Best answer: Uh, I consume extracts that bear only distant hints of their biomass origins, so take this with a grain of salt I guess.

But for me the easiest difference to put into words is that CBD changes how easy it is to be a certain amount of high. On THC alone, being high is A Challenge for me — like, it takes work to stay present and positive and to keep myself having a good experience. On 1:1, I can get equally high, and have many of the same subjective effects, but somehow it's less of a fascinating challenge and more of a thing I can keep up with without trying.
posted by nebulawindphone at 7:50 PM on May 18, 2021


I make and consume extracts too and they have their uses. For sure. One is very specifically for precise dosage control and figuring out what works for you as far as cannabinoids go.

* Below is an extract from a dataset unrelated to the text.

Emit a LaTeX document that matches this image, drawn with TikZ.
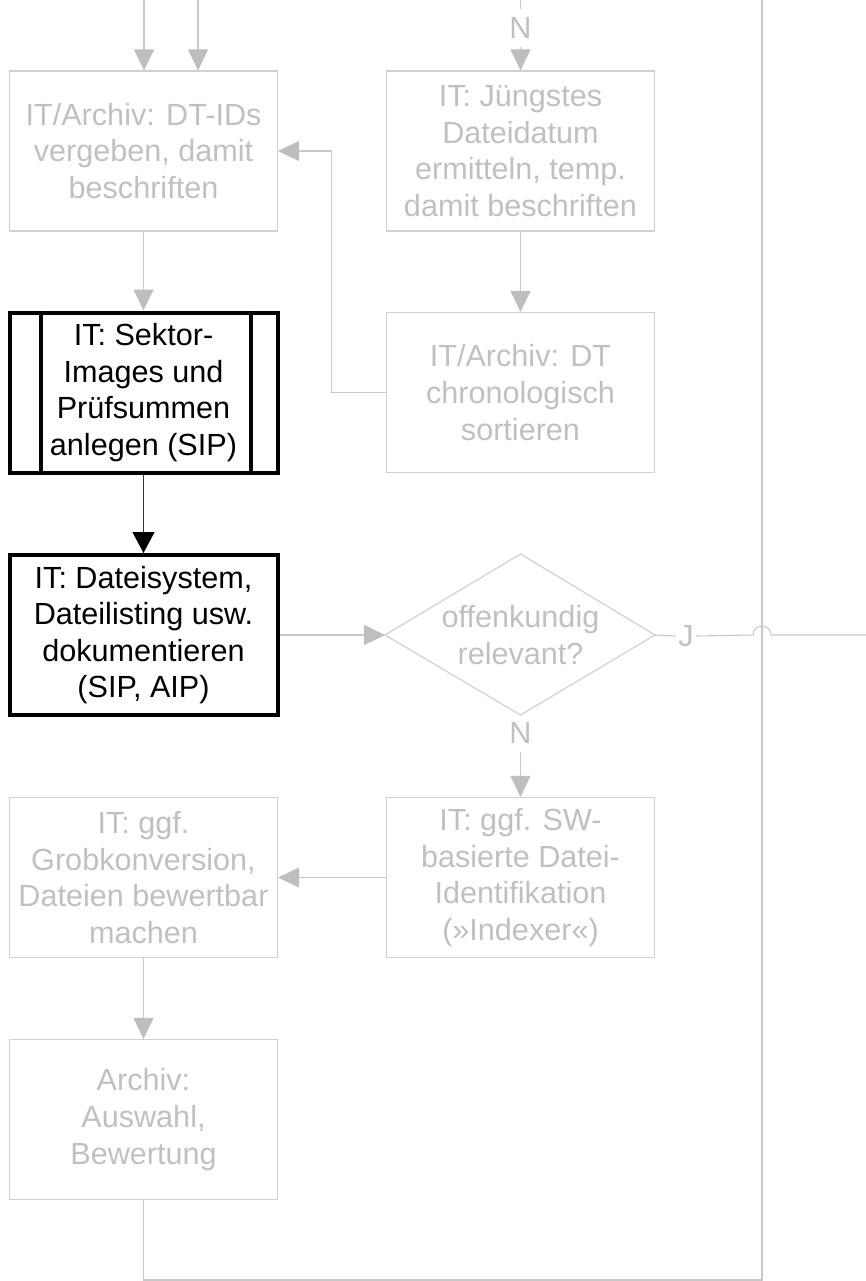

But legalization is transforming weed from an agricultural to a chemically extracted product, and that’s to me like only having hard seltzer as a choice to drink. I like wine too much to just filter out the alcohol and be done with it.

However i predict we will learn that the discourse of the modern dispensary label is barely scientific. More than two cannabinoids are relevant to the effects of the stuff. And the usual dispensary bullshit about indica/sativa “dominant” strains is a naive view of the cultivars. I’ve grown Sativa-dominant strains that put you to sleep, and Indicas they will help you stay awake all night and finish your novel. The pseudoscience of the current moment is thick. Along with a ridiculous tsunami of bullshit medical claims.


It’s beautiful as a plant. And working with the plant holds deep mysteries that are not scientifically resolved yet to my satisfaction, and I follow the science like a dog with a bone. A big fat bone.